I've also added TRACEPARENT injection to the shell in https://github.com/krzko/run-with-telemetry, which compliments the New component: Github Actions Event Receiver issue.

mponnambalam commented 11 months ago

Really glad to see this getting traction. Appreciate it. Thanks.

On Wed, Nov 15, 2023, 8:40 PM Kristof Kowalski @.***> wrote:

I've also added TRACEPARENT injection to the shell in https://github.com/krzko/run-with-telemetry, which compliments the New component: Github Actions Event Receiver https://github.com/open-telemetry/opentelemetry-collector-contrib/issues/27460 issue.

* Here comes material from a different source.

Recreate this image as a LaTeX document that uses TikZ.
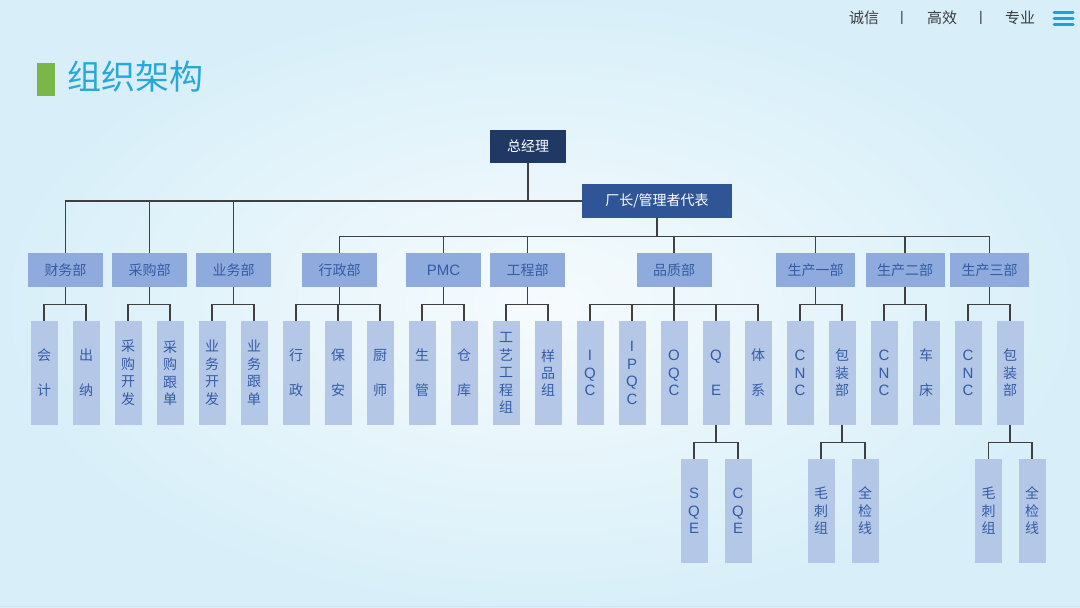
\documentclass[tikz,border=0pt]{standalone}
\usepackage{fontspec}
\setmainfont{Noto Sans CJK SC}
\newfontfamily\lat{Liberation Sans}
\usetikzlibrary{calc}
\definecolor{navy}{RGB}{31,56,100}
\definecolor{midblue}{RGB}{47,85,151}
\definecolor{deptfill}{RGB}{143,170,220}
\definecolor{leaffill}{RGB}{180,199,231}
\definecolor{txtblue}{RGB}{52,92,165}
\definecolor{linegray}{RGB}{64,64,64}
\definecolor{titleblue}{RGB}{41,168,216}
\definecolor{barGreen}{RGB}{122,182,72}
\definecolor{bgin}{RGB}{246,251,253}
\definecolor{bgout}{RGB}{216,239,249}
\definecolor{hdrtext}{RGB}{60,60,60}
\definecolor{iconblue}{RGB}{30,160,220}
\newcommand\branchto[2]{%
  \draw[conn] (#1.south) -- ++(0,17) coordinate (#1b);
  \foreach \x in {#2} \draw[conn] (#1b) -| (\x.north);
}
\begin{document}
\begin{tikzpicture}[x=1pt,y=-1pt,
  topbox/.style={text=white, minimum height=33pt, inner sep=0pt, font=\fontsize{14}{16}\selectfont},
  dept/.style={fill=deptfill, text=txtblue, minimum width=75pt, minimum height=34pt, inner sep=0pt, font=\fontsize{14}{16}\selectfont},
  deptL/.style={dept, font=\lat\fontsize{15}{17}\selectfont},
  leaf/.style={fill=leaffill, text=txtblue, minimum width=27pt, minimum height=104pt, inner sep=0pt, align=center, font=\fontsize{14}{17.5}\selectfont},
  leafL/.style={leaf, font=\lat\fontsize{15}{17.5}\selectfont},
  conn/.style={draw=linegray, line width=1.3pt},
  hdr/.style={text=hdrtext, inner sep=0pt, font=\fontsize{15}{17}\selectfont}
]
\useasboundingbox (0,0) rectangle (1080,608);
\shade[inner color=bgin, outer color=bgout] (0,0) rectangle (1080,608);
\draw[color=bgout!85!blue!60!white, line width=1pt] (0,606.5) -- (1080,606.5);

% header
\node[hdr] (h1) at (864,18) {诚信};
\node[hdr, font=\lat\fontsize{14}{16}\selectfont] (s1) at (902,17.5) {|};
\node[hdr] (h2) at (942,18) {高效};
\node[hdr, font=\lat\fontsize{14}{16}\selectfont] (s2) at (981,17.5) {|};
\node[hdr] (h3) at (1020,18) {专业};
\foreach \yy in {12.5,18.5,24.5}
  \draw[iconblue, line width=3pt, line cap=round] (1054,\yy) -- (1073,\yy);

% title
\fill[barGreen] (37,63) rectangle (55,96);
\node[text=titleblue, inner sep=0pt, anchor=west, font=\fontsize{34}{38}\selectfont] (title) at (67,77) {组织架构};

% top boxes
\node[topbox, fill=navy, minimum width=76pt] (gm) at (528,146.5) {总经理};
\node[topbox, fill=midblue, minimum width=150pt, minimum height=34pt] (cz) at (657,201) {厂长/管理者代表};

% departments
\node[dept] (cw) at (65.5,270) {财务部};
\node[dept] (cg) at (149.5,270) {采购部};
\node[dept] (yw) at (233.5,270) {业务部};
\node[dept] (xz) at (339.5,270) {行政部};
\node[deptL] (pmc) at (443.5,270) {PMC};
\node[dept] (gc) at (527.5,270) {工程部};
\node[dept] (pz) at (674,270) {品质部};
\node[dept, minimum width=79pt] (sc1) at (815.5,270) {生产一部};
\node[dept, minimum width=79pt] (sc2) at (905,270) {生产二部};
\node[dept, minimum width=79pt] (sc3) at (989.5,270) {生产三部};

% leaves
\node[leaf] (kj) at (44,373) {会\\[17.5pt]计};
\node[leaf] (cn) at (86,373) {出\\[17.5pt]纳};
\node[leaf] (cgkf) at (128,373) {采\\购\\开\\发};
\node[leaf] (cggd) at (170,373) {采\\购\\跟\\单};
\node[leaf] (ywkf) at (212,373) {业\\务\\开\\发};
\node[leaf] (ywgd) at (254,373) {业\\务\\跟\\单};
\node[leaf] (xzl) at (296,373) {行\\[17.5pt]政};
\node[leaf] (ba) at (338,373) {保\\[17.5pt]安};
\node[leaf] (cs) at (380,373) {厨\\[17.5pt]师};
\node[leaf] (sg) at (422,373) {生\\[17.5pt]管};
\node[leaf] (ck) at (464,373) {仓\\[17.5pt]库};
\node[leaf] (gygc) at (506,373) {工\\艺\\工\\程\\组};
\node[leaf] (yp) at (548,373) {样\\品\\组};
\node[leafL] (iqc) at (590,373) {I\\Q\\C};
\node[leafL] (ipqc) at (632,373) {I\\P\\Q\\C};
\node[leafL] (oqc) at (674,373) {O\\Q\\C};
\node[leafL] (qe) at (716,373) {Q\\[17.5pt]E};
\node[leaf] (tx) at (758,373) {体\\[17.5pt]系};
\node[leafL] (cnc1) at (800,373) {C\\N\\C};
\node[leaf] (bz1) at (842,373) {包\\装\\部};
\node[leafL] (cnc2) at (884,373) {C\\N\\C};
\node[leaf] (cc) at (926,373) {车\\[17.5pt]床};
\node[leafL] (cnc3) at (968,373) {C\\N\\C};
\node[leaf] (bz3) at (1010,373) {包\\装\\部};

% sub-leaves
\node[leafL] (sqe) at (694,511) {S\\Q\\E};
\node[leafL] (cqe) at (738,511) {C\\Q\\E};
\node[leaf] (mc1) at (821,511) {毛\\刺\\组};
\node[leaf] (qj1) at (865,511) {全\\检\\线};
\node[leaf] (mc3) at (988.5,511) {毛\\刺\\组};
\node[leaf] (qj3) at (1032,511) {全\\检\\线};

% connectors
\draw[conn] (gm.south) |- (cz.west);
\coordinate (gmb) at (gm.south |- cz.west);
\foreach \x in {cw,cg,yw} \draw[conn] (gmb) -| (\x.north);
\draw[conn] (cz.south) -- ++(0,18) coordinate (czb);
\foreach \x in {xz,pmc,gc,pz,sc1,sc2,sc3} \draw[conn] (czb) -| (\x.north);

\branchto{cw}{kj,cn}
\branchto{cg}{cgkf,cggd}
\branchto{yw}{ywkf,ywgd}
\branchto{xz}{xzl,ba,cs}
\branchto{pmc}{sg,ck}
\branchto{gc}{gygc,yp}
\branchto{pz}{iqc,ipqc,oqc,qe,tx}
\branchto{sc1}{cnc1,bz1}
\branchto{sc2}{cnc2,cc}
\branchto{sc3}{cnc3,bz3}
\branchto{qe}{sqe,cqe}
\branchto{bz1}{mc1,qj1}
\branchto{bz3}{mc3,qj3}
\end{tikzpicture}
\end{document}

— Reply to this email directly, view it on GitHub https://github.com/open-telemetry/opentelemetry-specification/issues/740#issuecomment-1813741356, or unsubscribe https://github.com/notifications/unsubscribe-auth/ABPDLPTCUTK2LU6Q5BXMLODYEWDK3AVCNFSM4PHO6QTKU5DIOJSWCZC7NNSXTN2JONZXKZKDN5WW2ZLOOQ5TCOBRGM3TIMJTGU3A . You are receiving this because you authored the thread.Message ID: @.*** com>

MSNev commented 9 months ago

Seems to be related: https://github.com/open-telemetry/opentelemetry-specification/pull/3825, if you consider inter-process to be a "client"

danielgblanco commented 5 months ago

This is related to https://github.com/open-telemetry/oteps/pull/258. @adrielp just making you aware as you raised the OTEP PR

danielgblanco commented 3 months ago

@carlosalberto @yurishkuro as I've seen you commented on the OTEP PR linked above, are any of you sponsoring this?